Mark Menzies is a member of the Transport Select Committee, and is MP for Fylde.

After David Cameron presented his renegotiation settlement with the European Council to Parliament in February, my instinctive reaction was to turn up my nose and head for the exit.  The piffling concessions that the European Union presented to the UK, though faced with the prospect of losing the third largest contributor to its budget, confirmed my view that the EU could not be reformed.

My heart and a good deal of my head told me to back the Leave camp, to rid ourselves of the shackles of the European super-state, reclaim our sovereignty and prosper as an integrated part of the whole world, not just the EU.

But two things held me back.  The first was loyalty to David Cameron – I understood the implications for him if we voted to leave from day one of the referendum campaign.  The second and more important reason that I voted to remain in the EU was purely practical: I was concerned that we did not, nor that we currently have the personnel or the organisation to make Brexit a success.

My argument against leaving the EU was not, therefore, based on the absence of our strategy for leaving – though, lamentably, none appears to have yet been properly considered.  We have many great minds in this country and now a formidably gifted new Prime Minister, a combination of which is certainly capable of working out what to do next.

Instead, the challenge that faces us most acutely is the capability of existing Government structures to implement its eventual exit strategy, thus enabling the UK to make the most of its position outside of the EU.

While much of the focus has been on the medium-term process of negotiating our exit from the EU, we must be mindful that Brexit will only be successful in the long term if we take this unique opportunity to simultaneously improve our trading relationships with the rest of the world as well.

In this, we cannot afford to waste time.  If Britain is to prosper in a new order outside the EU, then the Government must ensure that it immediately puts a framework in place to deal with the new demands that will soon be placed upon it.  And not only do we desperately need a new organisation in place to deliver trade deals for the UK, we must seize this rare chance to rip up the rule book on Whitehall recruitment and to staff it with handpicked individuals from across government, industry, finance and law – from across the world, not merely the UK and Brussels.

In my role as Chairman of the All Party Parliamentary Group on Argentina, I have been working closely with the new Ambassador to improve trade links between Britain and Argentina, building on the goodwill fostered by President Macri since his election in November.  Our work culminated in the first visit of an inbound delegation of Argentine Senators for many years, led by Federico Pinedo, Provisional President of the Senate, to discuss cooperation between our two parliaments on this key subject.

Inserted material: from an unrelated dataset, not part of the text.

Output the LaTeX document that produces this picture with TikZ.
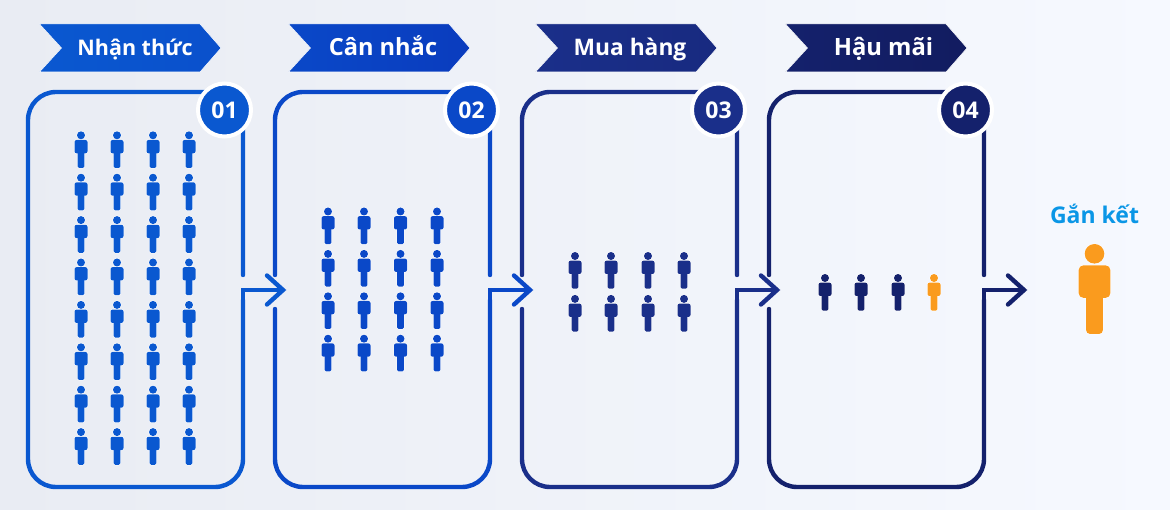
\documentclass[tikz,border=0pt]{standalone}
\usepackage{fontspec}
\setmainfont{Open Sans}
\usetikzlibrary{calc}
\definecolor{paleL}{HTML}{E9ECF3}
\definecolor{paleR}{HTML}{F6F9FF}
\definecolor{stepA}{HTML}{0A58D0}
\definecolor{stepB}{HTML}{0A48C8}
\definecolor{stepC}{HTML}{1A2F8A}
\definecolor{stepD}{HTML}{14216C}
\definecolor{tipA}{HTML}{0A50CC}
\definecolor{tipB}{HTML}{0A3CBE}
\definecolor{tipC}{HTML}{182A80}
\definecolor{tipD}{HTML}{121C60}
\definecolor{amber}{HTML}{FA9B1E}
\definecolor{sky}{HTML}{0A96E6}
\tikzset{
  x=1pt, y=-1pt,
  frameline/.style={line width=4.4pt, line cap=round, line join=round, rounded corners=28pt},
  tipline/.style={line width=4.4pt, line cap=round, line join=miter},
  boxslot/.style={rectangle, minimum width=215pt, minimum height=395pt, inner sep=0pt, outer sep=0pt},
  banner/.style={draw=white, line width=.5pt, line join=miter},
  bannertext/.style={text=white, inner sep=0pt},
  badge/.style={circle, minimum size=53pt, inner sep=0pt, draw=white, line width=4pt,
                font=\bfseries\fontsize{23}{24}\selectfont, text=white},
  pics/person/.style={code={
    % pale halo first, then the solid figure on top
    \path[draw=white, line width=1pt]
      (0,{4*#1}) circle[radius={4*#1}];
    \path[draw=white, line width=1pt, rounded corners={#1*2pt}]
      ({-6.5*#1},{8.7*#1}) rectangle ({6.5*#1},{22*#1});
    \path[draw=white, line width=1pt, rounded corners={#1*1.5pt}]
      ({-3.4*#1},{15*#1}) rectangle ({3.4*#1},{36.7*#1});
    \path[pic actions] (0,{4*#1}) circle[radius={4*#1}];
    \path[pic actions, rounded corners={#1*2pt}]
      ({-6.5*#1},{8.7*#1}) rectangle ({6.5*#1},{22*#1});
    \path[pic actions, rounded corners={#1*1.5pt}]
      ({-3.4*#1},{15*#1}) rectangle ({3.4*#1},{36.7*#1});
  }},
}
\begin{document}
\begin{tikzpicture}
  \useasboundingbox (0,0) rectangle (1170,510);
  \shade[left color=paleL, right color=paleR] (0,0) rectangle (1170,510);

  % invisible slots that anchor the four frames
  \node[boxslot] (box1) at (135.5,289.5) {};
  \node[boxslot] (box2) at (382.5,289.5) {};
  \node[boxslot] (box3) at (629.5,289.5) {};
  \node[boxslot] (box4) at (876.5,289.5) {};

  % frames: each right side breaks above the outgoing elbow
  \draw[frameline, stepA]
    (box1.east |- 0,275) -- (box1.north east) -- (box1.north west)
    -- (box1.south west) -- (box1.south east) -- (box1.east |- 0,300);
  \foreach \n/\c in {2/stepB,3/stepC,4/stepD}{
    \draw[frameline, \c]
      (box\n.east |- 0,275) -- (box\n.north east) -- (box\n.north west)
      -- (box\n.west |- 0,275);
    \draw[frameline, \c]
      (box\n.west |- 0,309) -- (box\n.south west) -- (box\n.south east)
      -- (box\n.east |- 0,300);
  }

  % elbow arrows leaving each frame
  \coordinate (tip1) at (283,290);
  \coordinate (tip2) at (530,290);
  \coordinate (tip3) at (777,290);
  \coordinate (tip4) at (1024,290);
  \foreach \n/\c in {1/stepA,2/stepB,3/stepC,4/stepD}{
    \draw[tipline, \c, line cap=butt] (box\n.east |- 0,302) -- (box\n.east |- tip\n) -- (tip\n);
    \draw[tipline, \c] ($(tip\n)+(-16,-14.5)$) -- (tip\n) -- ($(tip\n)+(-16,14.5)$);
  }

  % ribbons above the frames
  \foreach \n/\xa/\ca/\cb/\tx/\fs/\lab in {
      1/39.5/stepA/tipA/135/21.5/Nhận thức,
      2/288.5/stepB/tipB/383/23.6/Cân nhắc,
      3/535.5/stepC/tipC/630/22.8/Mua hàng,
      4/785.5/stepD/tipD/883.5/23.8/Hậu mãi}{
    \shade[banner, left color=\ca, right color=\cb]
      (\xa,24) -- ++(160.5,0) -- ++(21,24) -- ++(-21,24) -- ++(-160.5,0) -- ++(22,-24) -- cycle;
    \node[bannertext, anchor=base, font=\bfseries\fontsize{\fs}{24}\selectfont] (ribbon\n) at (\tx,55.5) {\lab};
  }

  % numbered badges
  \node[badge, fill=stepA] (badge1) at (224.5,110) {01};
  \node[badge, fill=stepB] (badge2) at (471.5,110) {02};
  \node[badge, fill=stepC] (badge3) at (718.5,110) {03};
  \node[badge, fill=stepD] (badge4) at (965.5,110) {04};

  % head counts shrinking stage by stage
  \foreach \cx in {81,117,153,189}
    \foreach \r in {0,...,7}
      \pic[fill=stepA] at (\cx,131.3+42.4*\r) {person=1};
  \foreach \cx in {328,364,400.5,437}
    \foreach \r in {0,...,3}
      \pic[fill=stepB] at (\cx,207.5+42.4*\r) {person=1};
  \foreach \cx in {575,611,648,684}
    \foreach \r in {0,1}
      \pic[fill=stepC] at (\cx,252+42.9*\r) {person=1};
  \foreach \cx in {825,861,898}
    \pic[fill=stepD] at (\cx,274) {person=1};
  \pic[fill=amber] at (934,274) {person=1};

  % the engaged customer
  \node[font=\bfseries\fontsize{23}{24}\selectfont, text=sky, inner sep=0pt, anchor=base] (engage) at (1094.5,223.5) {Gắn kết};
  \pic[fill=amber] at (1094.5,244) {person=2.45};
\end{tikzpicture}
\end{document}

I organised a meeting at the London Stock Exchange, chaired by Sir Michael Rake, Chairman of BT, between the delegation and a number of influential City investors, at which there was significant criticism of the EU for failing to deliver a long-awaited trade deal with countries in the Mercosur trade group.  Despite this clear failure of the EU to come up with a deal over nearly two decades, the overwhelming consensus in the room was that non-European countries would rather negotiate with Britain as a part of the EU, than outside it.  We now have no option but to change this perception.

Argentina accounts for only 0.1 per cent of UK exports and imports, despite it being the 25th largest economy in the world; a clear example of our failure to engage with new and emerging markets from within the EU.  While a new trade department must inevitably look to push to the front of the ‘queue’ with the USA and Europe as its key priorities, there would be no greater demonstration of the benefits of Brexit if we move quickly to secure good deals with neglected markets, such as Argentina.  This will also bring with it political benefits.

Though we are currently in no position to carry out this vitally important and highly challenging work, the approach that we generally take in appointing our trade ministers offers a blueprint for the way forward.  Our current trade minister, Lord Price, has done some very good work in the short time that he has been in post, including his leadership of a trade delegation to Argentina earlier this year.  I have been impressed by his vision for the role, which comes as no great surprise, given his background of success as Managing Director of Waitrose.

We don’t just need good people who know what they are doing at the top.  While our civil service is very good at evolving to suit changing times, we are about to commit the UK to a revolution, which calls for a complete rethink.  United Kingdom Trade and Investment was good at what it did, but that job is nothing as to what is required from a body tasked with undertaking multiple trade negotiations at the same time.

It goes without saying that we must invest heavily and increase personnel.  But I want us to do much more than that.  I want us to tempt the very best to come over from the private sector, from other areas of government, and other parts of the world to help build up our new Department of Trade.  I want us to ignore the normal rules on civil service pay and appointments.  I want the Government to ensure that this really will be the department of all the talents, from top to bottom.

I voted to remain in the EU because I did not believe that UK governments – whichever political party was in power – could be adaptable or dynamic enough to deal with the enormous challenges that exiting the EU will create.  I am hopeful that we can work to prove my reasoning invalid.

The opportunity to build a new Whitehall department – virtually from scratch – provides the Government with a once-in-a-lifetime chance to learn from past experiences of failure and to institute a new body that is equipped to deal effectively with the current challenges that Britain faces, from day one.  Let’s not squander it.